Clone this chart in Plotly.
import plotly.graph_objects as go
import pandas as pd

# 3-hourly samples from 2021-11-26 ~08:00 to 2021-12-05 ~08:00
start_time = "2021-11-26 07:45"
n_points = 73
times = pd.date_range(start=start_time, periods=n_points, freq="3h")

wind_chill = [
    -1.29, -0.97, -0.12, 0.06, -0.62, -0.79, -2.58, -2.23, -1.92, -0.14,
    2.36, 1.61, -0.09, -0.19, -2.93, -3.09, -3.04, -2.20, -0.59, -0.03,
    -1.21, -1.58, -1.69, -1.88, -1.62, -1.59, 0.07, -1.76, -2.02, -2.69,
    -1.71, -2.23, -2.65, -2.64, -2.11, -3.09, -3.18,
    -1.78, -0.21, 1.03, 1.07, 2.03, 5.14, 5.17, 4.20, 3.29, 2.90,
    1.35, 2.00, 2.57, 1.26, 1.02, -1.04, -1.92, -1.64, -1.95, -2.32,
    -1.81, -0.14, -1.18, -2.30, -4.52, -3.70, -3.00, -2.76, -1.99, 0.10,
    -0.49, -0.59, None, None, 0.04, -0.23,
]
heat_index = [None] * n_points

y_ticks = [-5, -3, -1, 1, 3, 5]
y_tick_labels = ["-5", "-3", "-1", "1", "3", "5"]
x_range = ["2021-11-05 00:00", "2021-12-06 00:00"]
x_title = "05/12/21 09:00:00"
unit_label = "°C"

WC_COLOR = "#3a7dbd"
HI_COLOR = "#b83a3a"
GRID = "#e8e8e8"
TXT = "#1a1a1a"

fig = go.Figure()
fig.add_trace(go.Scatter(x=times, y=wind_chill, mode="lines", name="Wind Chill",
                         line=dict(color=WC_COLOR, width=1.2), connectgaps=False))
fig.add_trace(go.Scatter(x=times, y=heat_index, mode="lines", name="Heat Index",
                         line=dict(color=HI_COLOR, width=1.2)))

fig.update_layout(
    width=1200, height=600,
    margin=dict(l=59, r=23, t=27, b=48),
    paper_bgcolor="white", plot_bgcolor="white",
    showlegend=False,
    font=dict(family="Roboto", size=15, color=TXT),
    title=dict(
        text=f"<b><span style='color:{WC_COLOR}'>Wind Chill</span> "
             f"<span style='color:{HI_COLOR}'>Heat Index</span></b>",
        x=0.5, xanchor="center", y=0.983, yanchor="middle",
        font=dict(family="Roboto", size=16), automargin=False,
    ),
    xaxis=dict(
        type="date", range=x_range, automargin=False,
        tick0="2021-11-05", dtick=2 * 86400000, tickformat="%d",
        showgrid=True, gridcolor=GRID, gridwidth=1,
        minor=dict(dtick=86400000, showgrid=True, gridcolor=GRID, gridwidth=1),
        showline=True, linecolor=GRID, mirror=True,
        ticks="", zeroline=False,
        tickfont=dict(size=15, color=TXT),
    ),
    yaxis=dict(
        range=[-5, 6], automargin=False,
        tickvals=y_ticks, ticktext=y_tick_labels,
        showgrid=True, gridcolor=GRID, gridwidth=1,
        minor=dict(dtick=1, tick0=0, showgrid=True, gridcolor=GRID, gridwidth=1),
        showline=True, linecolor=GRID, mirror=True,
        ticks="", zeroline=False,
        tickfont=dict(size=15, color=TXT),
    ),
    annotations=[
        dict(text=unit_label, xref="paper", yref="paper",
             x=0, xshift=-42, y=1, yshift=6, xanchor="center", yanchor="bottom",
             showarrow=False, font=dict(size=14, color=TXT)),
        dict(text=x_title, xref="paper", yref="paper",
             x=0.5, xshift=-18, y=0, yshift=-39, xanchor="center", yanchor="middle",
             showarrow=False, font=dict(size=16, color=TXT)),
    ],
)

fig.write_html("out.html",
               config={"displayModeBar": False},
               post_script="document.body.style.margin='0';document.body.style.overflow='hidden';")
...
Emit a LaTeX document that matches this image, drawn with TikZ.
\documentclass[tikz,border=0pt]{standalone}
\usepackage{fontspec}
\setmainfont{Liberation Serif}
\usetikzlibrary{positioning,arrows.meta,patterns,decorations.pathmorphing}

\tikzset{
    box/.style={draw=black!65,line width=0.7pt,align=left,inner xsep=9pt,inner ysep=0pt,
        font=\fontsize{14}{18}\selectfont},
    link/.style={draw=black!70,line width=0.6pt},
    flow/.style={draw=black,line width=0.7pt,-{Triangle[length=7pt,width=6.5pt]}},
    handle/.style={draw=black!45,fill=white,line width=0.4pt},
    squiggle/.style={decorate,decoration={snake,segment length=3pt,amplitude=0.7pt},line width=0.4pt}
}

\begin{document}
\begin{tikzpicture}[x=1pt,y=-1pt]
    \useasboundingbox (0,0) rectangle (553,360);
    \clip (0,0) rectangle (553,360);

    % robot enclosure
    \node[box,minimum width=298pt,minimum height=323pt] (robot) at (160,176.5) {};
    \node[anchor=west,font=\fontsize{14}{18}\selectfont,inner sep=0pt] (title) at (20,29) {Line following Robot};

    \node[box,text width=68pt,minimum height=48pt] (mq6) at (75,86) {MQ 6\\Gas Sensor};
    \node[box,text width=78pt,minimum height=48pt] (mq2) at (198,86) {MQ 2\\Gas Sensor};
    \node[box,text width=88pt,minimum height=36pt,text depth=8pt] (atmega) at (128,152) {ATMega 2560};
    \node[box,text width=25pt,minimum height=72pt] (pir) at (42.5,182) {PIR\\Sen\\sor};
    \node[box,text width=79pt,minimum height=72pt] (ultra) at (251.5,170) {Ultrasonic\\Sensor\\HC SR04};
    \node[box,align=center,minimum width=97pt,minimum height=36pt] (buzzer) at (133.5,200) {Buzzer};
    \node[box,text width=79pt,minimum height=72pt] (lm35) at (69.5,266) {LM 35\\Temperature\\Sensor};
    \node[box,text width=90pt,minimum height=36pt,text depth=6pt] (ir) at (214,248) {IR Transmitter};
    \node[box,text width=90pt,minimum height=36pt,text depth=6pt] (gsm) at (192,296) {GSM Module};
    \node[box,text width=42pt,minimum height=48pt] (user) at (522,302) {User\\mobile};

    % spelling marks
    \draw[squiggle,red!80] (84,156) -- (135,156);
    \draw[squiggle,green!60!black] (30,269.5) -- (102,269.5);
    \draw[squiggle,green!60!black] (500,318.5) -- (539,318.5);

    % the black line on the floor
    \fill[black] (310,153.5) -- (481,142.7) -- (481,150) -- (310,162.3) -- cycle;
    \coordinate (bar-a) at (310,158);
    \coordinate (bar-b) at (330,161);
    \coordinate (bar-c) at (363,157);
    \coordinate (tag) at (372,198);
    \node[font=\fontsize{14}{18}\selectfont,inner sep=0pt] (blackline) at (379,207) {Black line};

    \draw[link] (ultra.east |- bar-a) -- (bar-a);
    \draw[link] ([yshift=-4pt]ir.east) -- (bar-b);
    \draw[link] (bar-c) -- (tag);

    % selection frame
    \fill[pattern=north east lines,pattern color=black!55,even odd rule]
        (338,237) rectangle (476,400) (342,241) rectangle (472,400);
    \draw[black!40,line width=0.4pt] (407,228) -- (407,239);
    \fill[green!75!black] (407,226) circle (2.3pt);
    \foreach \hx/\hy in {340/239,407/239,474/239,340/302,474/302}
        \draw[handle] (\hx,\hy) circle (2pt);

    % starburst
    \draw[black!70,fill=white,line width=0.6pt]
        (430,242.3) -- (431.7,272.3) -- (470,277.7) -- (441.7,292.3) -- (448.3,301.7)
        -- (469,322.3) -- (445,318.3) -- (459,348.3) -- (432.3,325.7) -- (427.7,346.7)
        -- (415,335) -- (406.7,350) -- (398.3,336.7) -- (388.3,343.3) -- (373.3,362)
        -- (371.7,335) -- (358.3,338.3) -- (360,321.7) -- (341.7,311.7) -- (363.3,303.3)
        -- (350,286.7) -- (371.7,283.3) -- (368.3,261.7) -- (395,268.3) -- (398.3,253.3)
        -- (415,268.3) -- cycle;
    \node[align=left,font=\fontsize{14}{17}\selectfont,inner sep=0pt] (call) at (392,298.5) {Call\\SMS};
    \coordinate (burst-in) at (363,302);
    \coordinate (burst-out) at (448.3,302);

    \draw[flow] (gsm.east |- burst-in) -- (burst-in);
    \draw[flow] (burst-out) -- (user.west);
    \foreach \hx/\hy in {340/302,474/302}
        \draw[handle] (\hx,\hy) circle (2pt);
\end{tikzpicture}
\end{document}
* * *
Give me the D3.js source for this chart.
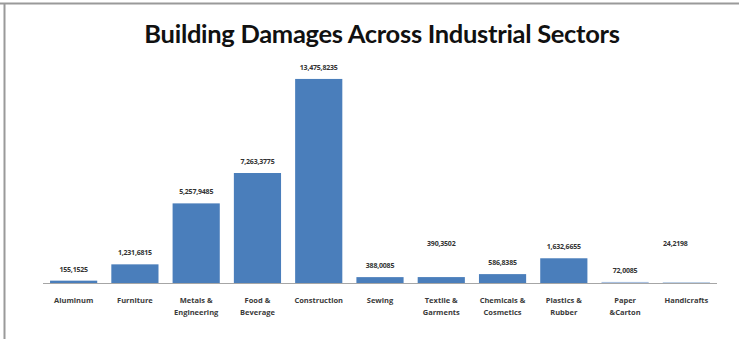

| Directions |
Take the line that contains "Emit a LaTeX", the line that contains "sep=0pt] (title) at", and all lines between, and give them again exactly; include no other line.

| Task output |
Emit a LaTeX document that matches this image, drawn with TikZ.
\documentclass[tikz,border=0pt]{standalone}
\usepackage{fontspec}
\setmainfont{Liberation Serif}
\usetikzlibrary{positioning,arrows.meta,patterns,decorations.pathmorphing}

\tikzset{
    box/.style={draw=black!65,line width=0.7pt,align=left,inner xsep=9pt,inner ysep=0pt,
        font=\fontsize{14}{18}\selectfont},
    link/.style={draw=black!70,line width=0.6pt},
    flow/.style={draw=black,line width=0.7pt,-{Triangle[length=7pt,width=6.5pt]}},
    handle/.style={draw=black!45,fill=white,line width=0.4pt},
    squiggle/.style={decorate,decoration={snake,segment length=3pt,amplitude=0.7pt},line width=0.4pt}
}

\begin{document}
\begin{tikzpicture}[x=1pt,y=-1pt]
    \useasboundingbox (0,0) rectangle (553,360);
    \clip (0,0) rectangle (553,360);

    % robot enclosure
    \node[box,minimum width=298pt,minimum height=323pt] (robot) at (160,176.5) {};
    \node[anchor=west,font=\fontsize{14}{18}\selectfont,inner sep=0pt] (title) at (20,29) {Line following Robot};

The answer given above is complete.